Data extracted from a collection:
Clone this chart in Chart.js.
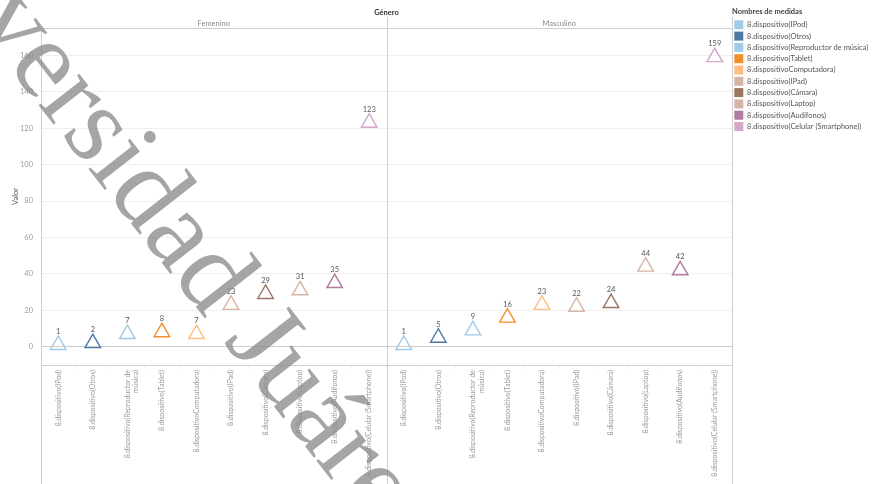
<!DOCTYPE html>
<html>
<head>
<meta charset="utf-8">
<script src="https://cdn.jsdelivr.net/npm/chart.js@4/dist/chart.umd.min.js"></script>
<style>
  html, body { margin: 0; padding: 0; background: #fff; }
  #wrap { width: 874px; height: 484px; }
</style>
</head>
<body>
<div id="wrap"><canvas id="chart" width="874" height="484"></canvas></div>
<script>
// data
const paneles = ['Femenino', 'Masculino'];
const medidas = [
  '8.dispositivo(IPod)',
  '8.dispositivo(Otros)',
  '8.dispositivo(Reproductor de música)',
  '8.dispositivo(Tablet)',
  '8.dispositivoComputadora)',
  '8.dispositivo(IPad)',
  '8.dispositivo(Cámara)',
  '8.dispositivo(Laptop)',
  '8.dispositivo(Audífonos)',
  '8.dispositivo(Celular (Smartphone))'
];
const etiquetasEje = [
  '8.dispositivo(IPod)',
  '8.dispositivo(Otros)',
  ['8.dispositivo(Reproductor de', 'música)'],
  '8.dispositivo(Tablet)',
  '8.dispositivoComputadora)',
  '8.dispositivo(IPad)',
  '8.dispositivo(Cámara)',
  '8.dispositivo(Laptop)',
  '8.dispositivo(Audífonos)',
  '8.dispositivo(Celular (Smartphone))'
];
const femenino = [1, 2, 7, 8, 7, 23, 29, 31, 35, 123];
const masculino = [1, 5, 9, 16, 23, 22, 24, 44, 42, 159];
const yTicks = [0, 20, 40, 60, 80, 100, 120, 140, 160];
const colores = ['#A0CBE8', '#4E79A7', '#A0CBE8', '#F28E2B', '#FFBE7D',
                 '#D7B5A6', '#9D7660', '#D7B5A6', '#B07AA1', '#D4A6C8'];

const FONT = 'Lato, "Open Sans", sans-serif';

// one series per measure: its Femenino slot and its Masculino slot
const datasets = medidas.map((m, i) => {
  const data = new Array(20).fill(null);
  data[i] = femenino[i];
  data[10 + i] = masculino[i];
  return {
    label: m,
    data: data,
    showLine: false,
    backgroundColor: colores[i],
    borderColor: colores[i],
    borderWidth: 0,
    pointStyle: 'triangle',
    pointRadius: 9,
    pointHoverRadius: 9,
    pointBorderWidth: 1.4,
    pointBorderColor: colores[i],
    pointBackgroundColor: 'rgba(255,255,255,0)'
  };
});

// value labels above each triangle
const valueLabels = {
  id: 'valueLabels',
  afterDatasetsDraw(chart) {
    const ctx = chart.ctx;
    ctx.save();
    ctx.font = '7.5px ' + FONT;
    ctx.fillStyle = '#555';
    ctx.textAlign = 'center';
    ctx.textBaseline = 'middle';
    chart.data.datasets.forEach((ds, i) => {
      chart.getDatasetMeta(i).data.forEach((pt, j) => {
        if (ds.data[j] == null) return;
        ctx.fillText(String(ds.data[j]), pt.x, pt.y - 13.5);
      });
    });
    ctx.restore();
  }
};

// pane borders running through header and label area
const paneLines = {
  id: 'paneLines',
  afterDraw(chart) {
    const a = chart.chartArea;
    const ctx = chart.ctx;
    ctx.save();
    ctx.strokeStyle = '#cfcfcf';
    ctx.lineWidth = 1;
    const mid = (a.left + a.right) / 2;
    [a.left, mid, a.right].forEach((x, k) => {
      const xx = Math.round(x) + 0.5;
      ctx.beginPath();
      ctx.moveTo(xx, k === 0 ? a.top : a.top - 11);
      ctx.lineTo(xx, chart.height);
      ctx.stroke();
    });
    ctx.restore();
  }
};

// diagonal watermark
const watermark = {
  id: 'watermark',
  afterDraw(chart) {
    const ctx = chart.ctx;
    ctx.save();
    ctx.font = '112px "Liberation Serif", "DejaVu Serif", serif';
    ctx.fillStyle = 'rgba(140,140,140,0.78)';
    const th = 52 * Math.PI / 180;
    const d = ctx.measureText('Univ').width + ctx.measureText('e').width / 2;
    ctx.translate(22, 84);
    ctx.rotate(th);
    ctx.textBaseline = 'alphabetic';
    ctx.fillText('Universidad Juárez del Estado de Durango', -d, 0);
    ctx.restore();
  }
};

new Chart(document.getElementById('chart'), {
  type: 'line',
  data: {
    labels: etiquetasEje.concat(etiquetasEje),
    datasets: datasets
  },
  options: {
    responsive: false,
    animation: false,
    events: [],
    layout: { padding: 0 },
    plugins: {
      tooltip: { enabled: false },
      legend: {
        position: 'right',
        align: 'start',
        fullSize: true,
        maxWidth: 142,
        title: {
          display: true,
          position: 'start',
          text: 'Nombres de medidas',
          color: '#444',
          font: { family: FONT, size: 7.5, weight: 'bold' },
          padding: { top: 8, bottom: 1 }
        },
        labels: {
          boxWidth: 9,
          boxHeight: 9,
          padding: 2.3,
          color: '#555',
          font: { family: FONT, size: 7.5 }
        }
      }
    },
    scales: {
      x: {
        type: 'category',
        position: 'bottom',
        offset: true,
        afterFit(s) { s.height = 119; },
        border: { display: true, color: '#cfcfcf' },
        grid: { offset: true, drawOnChartArea: false, tickLength: 4, color: '#eeeeee' },
        ticks: {
          autoSkip: false,
          maxRotation: 90,
          minRotation: 90,
          padding: 1,
          color: '#9a9a9a',
          font: { family: FONT, size: 7 }
        }
      },
      x2: {
        type: 'category',
        position: 'top',
        labels: paneles,
        offset: true,
        afterFit(s) { s.height = 28; },
        border: { display: true, color: '#cfcfcf' },
        grid: { offset: true, drawOnChartArea: false, drawTicks: false },
        ticks: { padding: 0, color: '#8a8a8a', font: { family: FONT, size: 7.5 } },
        title: {
          display: true,
          text: 'Género',
          color: '#333',
          font: { family: FONT, size: 7.5, weight: 'bold' },
          padding: { top: 8, bottom: 0 }
        }
      },
      y: {
        min: -10,
        max: 175,
        afterFit(s) { s.width = 41; },
        afterBuildTicks(s) { s.ticks = yTicks.map(v => ({ value: v })); },
        border: { display: true, color: '#cfcfcf' },
        grid: {
          drawTicks: false,
          color: ctx => (ctx.tick && ctx.tick.value === 0 ? '#cccccc' : '#efefef')
        },
        ticks: { padding: 8, color: '#9a9a9a', font: { family: FONT, size: 7.5 } },
        title: {
          display: true,
          text: 'Valor',
          color: '#555',
          font: { family: FONT, size: 7.5 },
          padding: { top: 11, bottom: 0 }
        }
      }
    }
  },
  plugins: [valueLabels, paneLines, watermark]
});
</script>
</body>
</html>
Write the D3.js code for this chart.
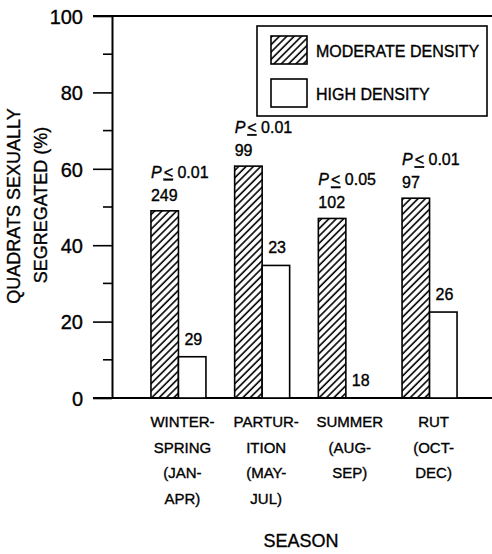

→ **What you have to do**
Return the listing above word for word, with the pictures removed.

→ **Task result**
Clone this chart in Chart.js.
<!DOCTYPE html>
<html>
<head>
<meta charset="utf-8">
<script src="https://cdn.jsdelivr.net/npm/chart.js@4/dist/chart.umd.min.js"></script>
<style>
  html, body { margin: 0; padding: 0; background: #fff; }
  #wrap { width: 874px; height: 484px; }
</style>
</head>
<body>
<div id="wrap"><canvas id="chart" width="874" height="484"></canvas></div>
<script>
// data
const paneles = ['Femenino', 'Masculino'];
const medidas = [
  '8.dispositivo(IPod)',
  '8.dispositivo(Otros)',
  '8.dispositivo(Reproductor de música)',
  '8.dispositivo(Tablet)',
  '8.dispositivoComputadora)',
  '8.dispositivo(IPad)',
  '8.dispositivo(Cámara)',
  '8.dispositivo(Laptop)',
  '8.dispositivo(Audífonos)',
  '8.dispositivo(Celular (Smartphone))'
];
const etiquetasEje = [
  '8.dispositivo(IPod)',
  '8.dispositivo(Otros)',
  ['8.dispositivo(Reproductor de', 'música)'],
  '8.dispositivo(Tablet)',
  '8.dispositivoComputadora)',
  '8.dispositivo(IPad)',
  '8.dispositivo(Cámara)',
  '8.dispositivo(Laptop)',
  '8.dispositivo(Audífonos)',
  '8.dispositivo(Celular (Smartphone))'
];
const femenino = [1, 2, 7, 8, 7, 23, 29, 31, 35, 123];
const masculino = [1, 5, 9, 16, 23, 22, 24, 44, 42, 159];
const yTicks = [0, 20, 40, 60, 80, 100, 120, 140, 160];
const colores = ['#A0CBE8', '#4E79A7', '#A0CBE8', '#F28E2B', '#FFBE7D',
                 '#D7B5A6', '#9D7660', '#D7B5A6', '#B07AA1', '#D4A6C8'];

const FONT = 'Lato, "Open Sans", sans-serif';

// one series per measure: its Femenino slot and its Masculino slot
const datasets = medidas.map((m, i) => {
  const data = new Array(20).fill(null);
  data[i] = femenino[i];
  data[10 + i] = masculino[i];
  return {
    label: m,
    data: data,
    showLine: false,
    backgroundColor: colores[i],
    borderColor: colores[i],
    borderWidth: 0,
    pointStyle: 'triangle',
    pointRadius: 9,
    pointHoverRadius: 9,
    pointBorderWidth: 1.4,
    pointBorderColor: colores[i],
    pointBackgroundColor: 'rgba(255,255,255,0)'
  };
});

// value labels above each triangle
const valueLabels = {
  id: 'valueLabels',
  afterDatasetsDraw(chart) {
    const ctx = chart.ctx;
    ctx.save();
    ctx.font = '7.5px ' + FONT;
    ctx.fillStyle = '#555';
    ctx.textAlign = 'center';
    ctx.textBaseline = 'middle';
    chart.data.datasets.forEach((ds, i) => {
      chart.getDatasetMeta(i).data.forEach((pt, j) => {
        if (ds.data[j] == null) return;
        ctx.fillText(String(ds.data[j]), pt.x, pt.y - 13.5);
      });
    });
    ctx.restore();
  }
};

// pane borders running through header and label area
const paneLines = {
  id: 'paneLines',
  afterDraw(chart) {
    const a = chart.chartArea;
    const ctx = chart.ctx;
    ctx.save();
    ctx.strokeStyle = '#cfcfcf';
    ctx.lineWidth = 1;
    const mid = (a.left + a.right) / 2;
    [a.left, mid, a.right].forEach((x, k) => {
      const xx = Math.round(x) + 0.5;
      ctx.beginPath();
      ctx.moveTo(xx, k === 0 ? a.top : a.top - 11);
      ctx.lineTo(xx, chart.height);
      ctx.stroke();
    });
    ctx.restore();
  }
};

// diagonal watermark
const watermark = {
  id: 'watermark',
  afterDraw(chart) {
    const ctx = chart.ctx;
    ctx.save();
    ctx.font = '112px "Liberation Serif", "DejaVu Serif", serif';
    ctx.fillStyle = 'rgba(140,140,140,0.78)';
    const th = 52 * Math.PI / 180;
    const d = ctx.measureText('Univ').width + ctx.measureText('e').width / 2;
    ctx.translate(22, 84);
    ctx.rotate(th);
    ctx.textBaseline = 'alphabetic';
    ctx.fillText('Universidad Juárez del Estado de Durango', -d, 0);
    ctx.restore();
  }
};

new Chart(document.getElementById('chart'), {
  type: 'line',
  data: {
    labels: etiquetasEje.concat(etiquetasEje),
    datasets: datasets
  },
  options: {
    responsive: false,
    animation: false,
    events: [],
    layout: { padding: 0 },
    plugins: {
      tooltip: { enabled: false },
      legend: {
        position: 'right',
        align: 'start',
        fullSize: true,
        maxWidth: 142,
        title: {
          display: true,
          position: 'start',
          text: 'Nombres de medidas',
          color: '#444',
          font: { family: FONT, size: 7.5, weight: 'bold' },
          padding: { top: 8, bottom: 1 }
        },
        labels: {
          boxWidth: 9,
          boxHeight: 9,
          padding: 2.3,
          color: '#555',
          font: { family: FONT, size: 7.5 }
        }
      }
    },
    scales: {
      x: {
        type: 'category',
        position: 'bottom',
        offset: true,
        afterFit(s) { s.height = 119; },
        border: { display: true, color: '#cfcfcf' },
        grid: { offset: true, drawOnChartArea: false, tickLength: 4, color: '#eeeeee' },
        ticks: {
          autoSkip: false,
          maxRotation: 90,
          minRotation: 90,
          padding: 1,
          color: '#9a9a9a',
          font: { family: FONT, size: 7 }
        }
      },
      x2: {
        type: 'category',
        position: 'top',
        labels: paneles,
        offset: true,
        afterFit(s) { s.height = 28; },
        border: { display: true, color: '#cfcfcf' },
        grid: { offset: true, drawOnChartArea: false, drawTicks: false },
        ticks: { padding: 0, color: '#8a8a8a', font: { family: FONT, size: 7.5 } },
        title: {
          display: true,
          text: 'Género',
          color: '#333',
          font: { family: FONT, size: 7.5, weight: 'bold' },
          padding: { top: 8, bottom: 0 }
        }
      },
      y: {
        min: -10,
        max: 175,
        afterFit(s) { s.width = 41; },
        afterBuildTicks(s) { s.ticks = yTicks.map(v => ({ value: v })); },
        border: { display: true, color: '#cfcfcf' },
        grid: {
          drawTicks: false,
          color: ctx => (ctx.tick && ctx.tick.value === 0 ? '#cccccc' : '#efefef')
        },
        ticks: { padding: 8, color: '#9a9a9a', font: { family: FONT, size: 7.5 } },
        title: {
          display: true,
          text: 'Valor',
          color: '#555',
          font: { family: FONT, size: 7.5 },
          padding: { top: 11, bottom: 0 }
        }
      }
    }
  },
  plugins: [valueLabels, paneLines, watermark]
});
</script>
</body>
</html>
Write the D3.js code for this chart.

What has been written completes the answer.